%%

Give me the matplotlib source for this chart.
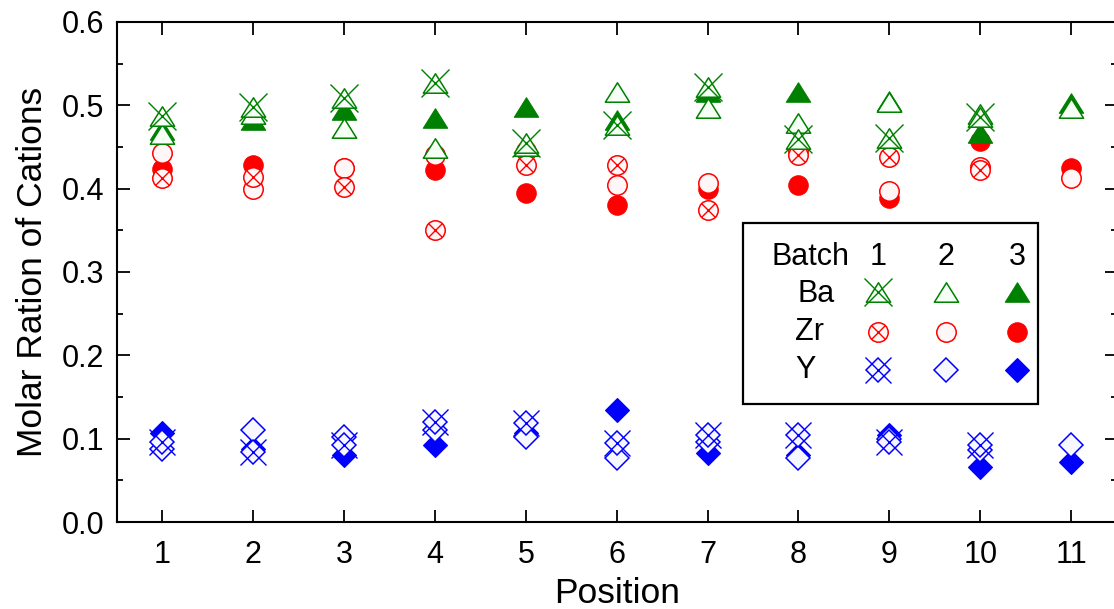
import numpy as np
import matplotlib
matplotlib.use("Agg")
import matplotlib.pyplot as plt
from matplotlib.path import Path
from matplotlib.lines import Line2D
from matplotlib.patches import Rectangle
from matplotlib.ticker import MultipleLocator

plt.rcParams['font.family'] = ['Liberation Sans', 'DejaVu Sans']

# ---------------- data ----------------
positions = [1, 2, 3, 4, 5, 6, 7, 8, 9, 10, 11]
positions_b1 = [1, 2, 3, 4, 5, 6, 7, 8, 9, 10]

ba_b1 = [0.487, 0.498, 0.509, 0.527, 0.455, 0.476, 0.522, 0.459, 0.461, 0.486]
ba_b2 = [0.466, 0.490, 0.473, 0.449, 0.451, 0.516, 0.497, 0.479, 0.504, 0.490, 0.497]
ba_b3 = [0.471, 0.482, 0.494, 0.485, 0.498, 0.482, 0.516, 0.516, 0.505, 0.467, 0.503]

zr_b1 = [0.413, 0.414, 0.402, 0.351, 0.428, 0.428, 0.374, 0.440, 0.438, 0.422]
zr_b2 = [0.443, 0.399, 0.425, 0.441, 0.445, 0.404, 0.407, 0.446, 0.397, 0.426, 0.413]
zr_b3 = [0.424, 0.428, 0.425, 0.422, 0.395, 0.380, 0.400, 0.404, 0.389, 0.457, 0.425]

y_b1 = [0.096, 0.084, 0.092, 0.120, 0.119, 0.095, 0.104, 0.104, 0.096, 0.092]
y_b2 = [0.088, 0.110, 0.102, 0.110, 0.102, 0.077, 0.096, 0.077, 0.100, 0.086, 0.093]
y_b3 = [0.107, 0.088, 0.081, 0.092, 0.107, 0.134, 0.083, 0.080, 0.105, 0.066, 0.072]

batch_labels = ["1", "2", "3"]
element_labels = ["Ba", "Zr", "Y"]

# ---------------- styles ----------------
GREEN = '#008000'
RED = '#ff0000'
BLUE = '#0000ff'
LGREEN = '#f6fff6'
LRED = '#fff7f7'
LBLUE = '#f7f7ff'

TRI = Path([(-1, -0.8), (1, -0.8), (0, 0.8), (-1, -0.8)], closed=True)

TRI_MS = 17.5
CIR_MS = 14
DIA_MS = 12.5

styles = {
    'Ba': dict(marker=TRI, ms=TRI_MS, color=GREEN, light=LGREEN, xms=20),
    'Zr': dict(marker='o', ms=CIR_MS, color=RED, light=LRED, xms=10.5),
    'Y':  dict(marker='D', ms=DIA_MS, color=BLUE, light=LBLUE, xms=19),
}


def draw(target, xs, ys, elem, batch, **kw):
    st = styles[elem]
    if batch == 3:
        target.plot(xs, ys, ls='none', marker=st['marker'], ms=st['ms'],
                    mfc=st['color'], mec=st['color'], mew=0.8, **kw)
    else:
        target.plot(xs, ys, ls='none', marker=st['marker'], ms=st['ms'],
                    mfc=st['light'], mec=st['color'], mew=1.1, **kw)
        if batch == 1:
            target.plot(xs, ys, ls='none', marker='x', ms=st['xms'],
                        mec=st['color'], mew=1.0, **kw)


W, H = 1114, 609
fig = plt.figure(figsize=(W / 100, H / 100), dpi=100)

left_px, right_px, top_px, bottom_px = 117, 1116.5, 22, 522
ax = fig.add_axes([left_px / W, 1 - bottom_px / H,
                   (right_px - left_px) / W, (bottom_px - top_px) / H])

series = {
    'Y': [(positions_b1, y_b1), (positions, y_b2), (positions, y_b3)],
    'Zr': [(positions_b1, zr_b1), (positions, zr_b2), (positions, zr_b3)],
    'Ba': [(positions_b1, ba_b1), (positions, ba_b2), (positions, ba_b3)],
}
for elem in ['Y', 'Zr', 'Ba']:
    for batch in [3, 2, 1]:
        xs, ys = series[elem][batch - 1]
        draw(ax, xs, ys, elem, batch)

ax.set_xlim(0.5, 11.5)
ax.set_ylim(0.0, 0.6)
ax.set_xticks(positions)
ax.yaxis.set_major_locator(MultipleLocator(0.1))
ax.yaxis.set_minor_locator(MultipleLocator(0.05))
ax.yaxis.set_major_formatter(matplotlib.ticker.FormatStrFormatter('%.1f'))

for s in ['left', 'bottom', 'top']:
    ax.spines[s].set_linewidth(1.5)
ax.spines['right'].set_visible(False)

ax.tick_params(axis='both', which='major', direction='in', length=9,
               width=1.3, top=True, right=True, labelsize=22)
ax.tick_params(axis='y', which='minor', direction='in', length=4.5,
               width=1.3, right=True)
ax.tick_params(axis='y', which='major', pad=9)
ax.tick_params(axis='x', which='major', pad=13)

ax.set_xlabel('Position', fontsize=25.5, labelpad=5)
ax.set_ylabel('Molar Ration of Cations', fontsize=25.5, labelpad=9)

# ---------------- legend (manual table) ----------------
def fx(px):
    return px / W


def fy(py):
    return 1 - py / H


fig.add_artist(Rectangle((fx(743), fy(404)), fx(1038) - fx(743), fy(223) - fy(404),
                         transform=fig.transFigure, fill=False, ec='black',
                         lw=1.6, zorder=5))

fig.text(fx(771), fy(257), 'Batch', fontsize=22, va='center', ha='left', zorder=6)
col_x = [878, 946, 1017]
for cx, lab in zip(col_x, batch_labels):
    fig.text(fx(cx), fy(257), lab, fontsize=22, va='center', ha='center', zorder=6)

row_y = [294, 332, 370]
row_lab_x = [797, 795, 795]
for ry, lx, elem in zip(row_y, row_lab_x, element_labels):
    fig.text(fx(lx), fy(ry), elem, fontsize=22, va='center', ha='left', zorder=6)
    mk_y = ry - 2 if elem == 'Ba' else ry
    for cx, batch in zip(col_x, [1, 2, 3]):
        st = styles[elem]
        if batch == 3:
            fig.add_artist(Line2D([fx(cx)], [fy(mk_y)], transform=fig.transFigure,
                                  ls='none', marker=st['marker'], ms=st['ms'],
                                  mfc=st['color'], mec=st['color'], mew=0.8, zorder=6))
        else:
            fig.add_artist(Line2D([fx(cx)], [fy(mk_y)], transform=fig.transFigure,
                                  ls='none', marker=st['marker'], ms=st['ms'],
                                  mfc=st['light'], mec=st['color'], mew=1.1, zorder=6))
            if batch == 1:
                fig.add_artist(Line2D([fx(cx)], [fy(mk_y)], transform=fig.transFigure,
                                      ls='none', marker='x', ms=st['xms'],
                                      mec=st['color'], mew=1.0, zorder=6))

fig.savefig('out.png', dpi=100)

%%

Problem to solve
Please extract exactly the lines of the data, from the first through the line containing "0.505, 0.467, 0.503]", and add no pictures to the copy.

Correct output
Give me the matplotlib source for this chart.
import numpy as np
import matplotlib
matplotlib.use("Agg")
import matplotlib.pyplot as plt
from matplotlib.path import Path
from matplotlib.lines import Line2D
from matplotlib.patches import Rectangle
from matplotlib.ticker import MultipleLocator

plt.rcParams['font.family'] = ['Liberation Sans', 'DejaVu Sans']

# ---------------- data ----------------
positions = [1, 2, 3, 4, 5, 6, 7, 8, 9, 10, 11]
positions_b1 = [1, 2, 3, 4, 5, 6, 7, 8, 9, 10]

ba_b1 = [0.487, 0.498, 0.509, 0.527, 0.455, 0.476, 0.522, 0.459, 0.461, 0.486]
ba_b2 = [0.466, 0.490, 0.473, 0.449, 0.451, 0.516, 0.497, 0.479, 0.504, 0.490, 0.497]
ba_b3 = [0.471, 0.482, 0.494, 0.485, 0.498, 0.482, 0.516, 0.516, 0.505, 0.467, 0.503]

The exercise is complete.